Addressing jurors, Mr Fielding narrated the texts in an animated style - prompting a rebuke from Judge Heather Norton.

The judge interrupted the barrister partway through his closing speech, telling him: "Do you think you could drop the voices and not shout so much? Thank you."

The defence suggest that the victim continually harassed the accused knifeman in the run-up to the Caversham incident - including by sharing photos of his body online.

Mr Fielding played down the row over the fake handbag as a motivation.

Of the naked photo leak, he said: "We're far beyond one-versus-one, 'I'm going to slap someone.' This is cruel. This is cold.

"And for what? Over a bag that he [the boy who got stabbed] has, in fact, stolen?"

It is accepted that the other boy on trial was not directly involved in the stabbing.

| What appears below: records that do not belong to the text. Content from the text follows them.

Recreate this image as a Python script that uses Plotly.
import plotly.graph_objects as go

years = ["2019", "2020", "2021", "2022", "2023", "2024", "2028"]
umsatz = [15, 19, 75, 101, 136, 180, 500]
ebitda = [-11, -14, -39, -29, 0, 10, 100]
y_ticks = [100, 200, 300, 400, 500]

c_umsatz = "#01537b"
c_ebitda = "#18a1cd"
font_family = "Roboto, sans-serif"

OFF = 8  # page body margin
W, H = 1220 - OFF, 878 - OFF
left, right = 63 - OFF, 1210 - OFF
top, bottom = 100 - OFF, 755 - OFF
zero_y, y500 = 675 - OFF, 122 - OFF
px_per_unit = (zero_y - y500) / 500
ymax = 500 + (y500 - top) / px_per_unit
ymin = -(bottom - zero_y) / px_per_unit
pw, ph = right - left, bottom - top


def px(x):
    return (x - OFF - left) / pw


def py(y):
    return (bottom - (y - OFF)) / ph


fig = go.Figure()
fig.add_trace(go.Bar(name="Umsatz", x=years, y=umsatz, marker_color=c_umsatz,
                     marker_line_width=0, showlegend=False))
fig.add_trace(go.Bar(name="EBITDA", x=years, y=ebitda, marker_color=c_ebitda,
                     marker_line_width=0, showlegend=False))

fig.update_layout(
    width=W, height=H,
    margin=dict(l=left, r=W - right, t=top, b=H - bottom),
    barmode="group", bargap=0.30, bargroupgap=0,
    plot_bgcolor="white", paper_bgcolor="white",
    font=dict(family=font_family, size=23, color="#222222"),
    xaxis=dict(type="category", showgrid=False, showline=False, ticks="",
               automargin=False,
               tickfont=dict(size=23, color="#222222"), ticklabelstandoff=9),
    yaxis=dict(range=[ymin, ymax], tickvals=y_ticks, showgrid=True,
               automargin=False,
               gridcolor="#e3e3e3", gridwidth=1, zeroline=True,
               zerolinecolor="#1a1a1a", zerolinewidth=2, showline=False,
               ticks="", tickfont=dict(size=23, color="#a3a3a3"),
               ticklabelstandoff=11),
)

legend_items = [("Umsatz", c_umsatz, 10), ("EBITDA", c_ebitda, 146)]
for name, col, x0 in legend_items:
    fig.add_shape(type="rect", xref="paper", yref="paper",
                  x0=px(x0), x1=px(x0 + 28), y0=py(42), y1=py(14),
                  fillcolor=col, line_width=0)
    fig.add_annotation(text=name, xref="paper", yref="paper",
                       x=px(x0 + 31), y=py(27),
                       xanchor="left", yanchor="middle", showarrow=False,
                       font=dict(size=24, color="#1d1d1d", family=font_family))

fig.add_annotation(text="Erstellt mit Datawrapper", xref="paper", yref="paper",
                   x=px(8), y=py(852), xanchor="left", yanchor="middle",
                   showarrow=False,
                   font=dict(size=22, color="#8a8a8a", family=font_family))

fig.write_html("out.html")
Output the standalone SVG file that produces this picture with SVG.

However, the prosecution assert that he knew about the attack in advance, and tried to conceal evidence from the police afterwards - including by hiding his and the other defendant's phones.

Defence barrister Nadia Chbat - speaking for this boy - rubbished this suggestion in her closing speech today.

She noted that the phones had been hidden in a plant pot two doors down from the youth's home address.

This desperate move, Mrs Chbat argued, was not consistent with a 'plot' to ambush the victim.

She remarked: "How utterly ridiculous and ill-equipped is this young boy on that night?"

The prosecution and defence have finished presenting their evidence in the case.

Jurors will be now be sent out to consider their verdict against the two boys.